_Task goal_
Without including any images, repeat the data exactly.

---------- Given information

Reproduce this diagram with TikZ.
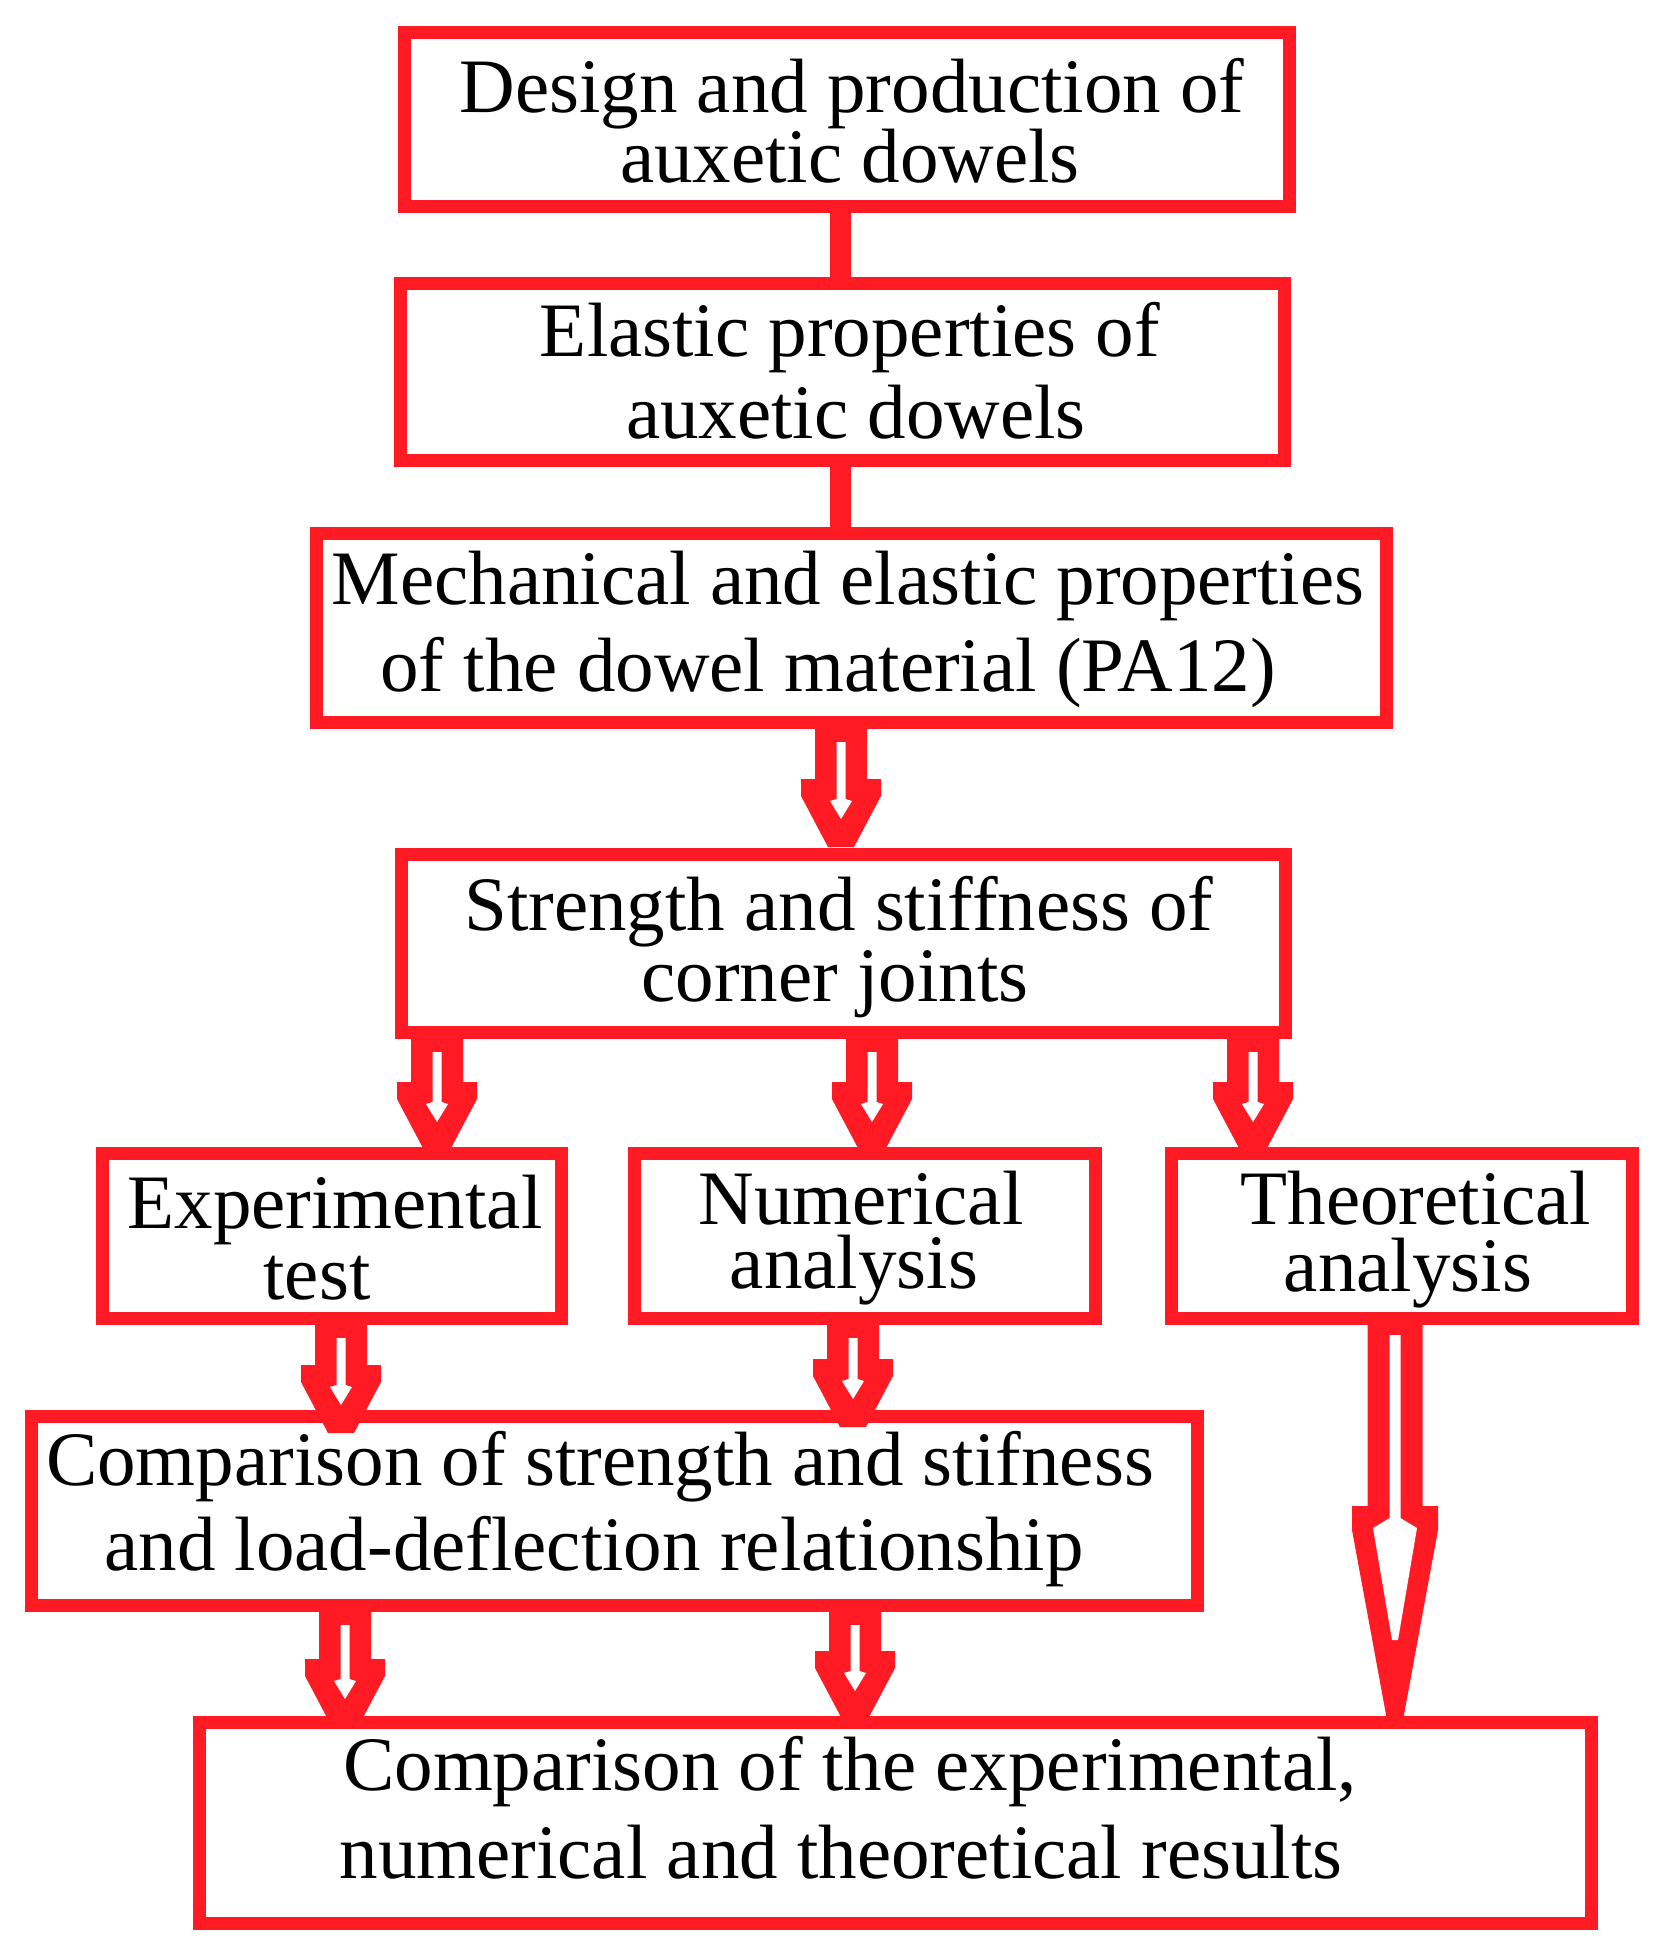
\documentclass[tikz,border=0pt]{standalone}
\usepackage{fontspec}
\setmainfont{Liberation Serif}
\definecolor{myred}{RGB}{255,26,36}
\newcommand\smallarrow[3]{%
  \begin{scope}[shift={(#1.south -| #2)}]
    \fill[myred] (-26,-7) -- (-26,#3) -- (-40,#3) -- (-40,#3+17) -- (-13,#3+68) -- (13,#3+68) -- (40,#3+17) -- (40,#3) -- (26,#3) -- (26,-7) -- cycle;
    \fill[white] (-4.5,13) -- (-4.5,#3+20) -- (-11,#3+22) -- (0,#3+40) -- (11,#3+22) -- (4.5,#3+20) -- (4.5,13) -- cycle;
  \end{scope}}
\begin{document}
\begin{tikzpicture}[x=1pt,y=-1pt,
  box/.style={draw=myred,line width=13pt,fill=white,inner sep=0pt,outer sep=6.5pt},
  lbl/.style={anchor=base,inner sep=0pt,font=\fontsize{77}{77}\selectfont},
  link/.style={draw=myred,line width=21pt}]
\useasboundingbox[fill=white] (0,0) rectangle (1670,1959);
% boxes
\node[box,minimum width=885pt,minimum height=174pt] (b1) at (847,119.5) {};
\node[box,minimum width=884pt,minimum height=177pt] (b2) at (842.5,372) {};
\node[box,minimum width=1070pt,minimum height=189pt] (b3) at (851.5,628) {};
\node[box,minimum width=884pt,minimum height=178pt] (b4) at (843,943.5) {};
\node[box,minimum width=459pt,minimum height=165pt] (b5) at (332,1236) {};
\node[box,minimum width=461pt,minimum height=165pt] (b6) at (865,1236) {};
\node[box,minimum width=461pt,minimum height=165pt] (b7) at (1402,1236) {};
\node[box,minimum width=1166pt,minimum height=189pt] (b8) at (614.5,1511) {};
\node[box,minimum width=1392pt,minimum height=201pt] (b9) at (895.5,1823) {};
% x positions of connectors
\coordinate (cx0) at (840,0);
\coordinate (cx1) at (841,0);
\coordinate (cx2) at (437,0);
\coordinate (cx3) at (872,0);
\coordinate (cx4) at (1253,0);
\coordinate (cx5) at (341,0);
\coordinate (cx6) at (853,0);
\coordinate (cx7) at (345,0);
\coordinate (cx8) at (855,0);
\coordinate (cx9) at (1395,0);
% plain links
\path[link] (b1.south -| cx0) -- (b2.north -| cx0);
\path[link] (b2.south -| cx0) -- (b3.north -| cx0);
% hollow arrows
\smallarrow{b3}{cx1}{50}
\smallarrow{b4}{cx2}{43}
\smallarrow{b4}{cx3}{43}
\smallarrow{b4}{cx4}{43}
\smallarrow{b5}{cx5}{40}
\smallarrow{b6}{cx6}{34}
\smallarrow{b8}{cx7}{47}
\smallarrow{b8}{cx8}{39}
\begin{scope}[shift={(b7.south -| cx9)}]
  \fill[myred] (-27.5,-7) -- (-27.5,181) -- (-43,181) -- (-43,205) -- (-8,395) -- (8,395) -- (43,205) -- (43,181) -- (27.5,181) -- (27.5,-7) -- cycle;
  \fill[white] (-5.5,10) -- (-5.5,193) -- (-22,203) -- (-3,315) -- (3,315) -- (22,203) -- (5.5,193) -- (5.5,10) -- cycle;
\end{scope}
% texts
\node[lbl] (t1a) at (852,112) {Design and production of};
\node[lbl] (t1b) at (850,182) {auxetic dowels};
\node[lbl] (t2a) at (850,356) {Elastic properties of};
\node[lbl] (t2b) at (856,438) {auxetic dowels};
\node[lbl] (t3a) at (848,604) {Mechanical and elastic properties};
\node[lbl] (t3b) at (828,691) {of the dowel material (PA12)};
\node[lbl] (t4a) at (839,930) {Strength and stiffness of};
\node[lbl] (t4b) at (835,1001) {corner joints};
\node[lbl] (t5a) at (335,1228) {Experimental};
\node[lbl] (t5b) at (317,1299) {test};
\node[lbl] (t6a) at (861,1224) {Numerical};
\node[lbl] (t6b) at (854,1288) {analysis};
\node[lbl] (t7a) at (1416,1224) {Theoretical};
\node[lbl] (t7b) at (1408,1291) {analysis};
\node[lbl] (t8a) at (600,1485) {Comparison of strength and stifness};
\node[lbl] (t8b) at (594,1570) {and load-deflection relationship};
\node[lbl] (t9a) at (850,1790) {Comparison of the experimental,};
\node[lbl] (t9b) at (841,1878) {numerical and theoretical results};
\end{tikzpicture}
\end{document}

--------------------

_Expected answer_
Reproduce this diagram with TikZ.
\documentclass[tikz,border=0pt]{standalone}
\usepackage{fontspec}
\setmainfont{Liberation Serif}
\definecolor{myred}{RGB}{255,26,36}
\newcommand\smallarrow[3]{%
  \begin{scope}[shift={(#1.south -| #2)}]
    \fill[myred] (-26,-7) -- (-26,#3) -- (-40,#3) -- (-40,#3+17) -- (-13,#3+68) -- (13,#3+68) -- (40,#3+17) -- (40,#3) -- (26,#3) -- (26,-7) -- cycle;
    \fill[white] (-4.5,13) -- (-4.5,#3+20) -- (-11,#3+22) -- (0,#3+40) -- (11,#3+22) -- (4.5,#3+20) -- (4.5,13) -- cycle;
  \end{scope}}
\begin{document}
\begin{tikzpicture}[x=1pt,y=-1pt,
  box/.style={draw=myred,line width=13pt,fill=white,inner sep=0pt,outer sep=6.5pt},
  lbl/.style={anchor=base,inner sep=0pt,font=\fontsize{77}{77}\selectfont},
  link/.style={draw=myred,line width=21pt}]
\useasboundingbox[fill=white] (0,0) rectangle (1670,1959);
% boxes
\node[box,minimum width=885pt,minimum height=174pt] (b1) at (847,119.5) {};
\node[box,minimum width=884pt,minimum height=177pt] (b2) at (842.5,372) {};
\node[box,minimum width=1070pt,minimum height=189pt] (b3) at (851.5,628) {};
\node[box,minimum width=884pt,minimum height=178pt] (b4) at (843,943.5) {};
\node[box,minimum width=459pt,minimum height=165pt] (b5) at (332,1236) {};
\node[box,minimum width=461pt,minimum height=165pt] (b6) at (865,1236) {};
\node[box,minimum width=461pt,minimum height=165pt] (b7) at (1402,1236) {};
\node[box,minimum width=1166pt,minimum height=189pt] (b8) at (614.5,1511) {};
\node[box,minimum width=1392pt,minimum height=201pt] (b9) at (895.5,1823) {};
% x positions of connectors
\coordinate (cx0) at (840,0);
\coordinate (cx1) at (841,0);
\coordinate (cx2) at (437,0);
\coordinate (cx3) at (872,0);
\coordinate (cx4) at (1253,0);
\coordinate (cx5) at (341,0);
\coordinate (cx6) at (853,0);
\coordinate (cx7) at (345,0);
\coordinate (cx8) at (855,0);
\coordinate (cx9) at (1395,0);
% plain links
\path[link] (b1.south -| cx0) -- (b2.north -| cx0);
\path[link] (b2.south -| cx0) -- (b3.north -| cx0);
% hollow arrows
\smallarrow{b3}{cx1}{50}
\smallarrow{b4}{cx2}{43}
\smallarrow{b4}{cx3}{43}
\smallarrow{b4}{cx4}{43}
\smallarrow{b5}{cx5}{40}
\smallarrow{b6}{cx6}{34}
\smallarrow{b8}{cx7}{47}
\smallarrow{b8}{cx8}{39}
\begin{scope}[shift={(b7.south -| cx9)}]
  \fill[myred] (-27.5,-7) -- (-27.5,181) -- (-43,181) -- (-43,205) -- (-8,395) -- (8,395) -- (43,205) -- (43,181) -- (27.5,181) -- (27.5,-7) -- cycle;
  \fill[white] (-5.5,10) -- (-5.5,193) -- (-22,203) -- (-3,315) -- (3,315) -- (22,203) -- (5.5,193) -- (5.5,10) -- cycle;
\end{scope}
% texts
\node[lbl] (t1a) at (852,112) {Design and production of};
\node[lbl] (t1b) at (850,182) {auxetic dowels};
\node[lbl] (t2a) at (850,356) {Elastic properties of};
\node[lbl] (t2b) at (856,438) {auxetic dowels};
\node[lbl] (t3a) at (848,604) {Mechanical and elastic properties};
\node[lbl] (t3b) at (828,691) {of the dowel material (PA12)};
\node[lbl] (t4a) at (839,930) {Strength and stiffness of};
\node[lbl] (t4b) at (835,1001) {corner joints};
\node[lbl] (t5a) at (335,1228) {Experimental};
\node[lbl] (t5b) at (317,1299) {test};
\node[lbl] (t6a) at (861,1224) {Numerical};
\node[lbl] (t6b) at (854,1288) {analysis};
\node[lbl] (t7a) at (1416,1224) {Theoretical};
\node[lbl] (t7b) at (1408,1291) {analysis};
\node[lbl] (t8a) at (600,1485) {Comparison of strength and stifness};
\node[lbl] (t8b) at (594,1570) {and load-deflection relationship};
\node[lbl] (t9a) at (850,1790) {Comparison of the experimental,};
\node[lbl] (t9b) at (841,1878) {numerical and theoretical results};
\end{tikzpicture}
\end{document}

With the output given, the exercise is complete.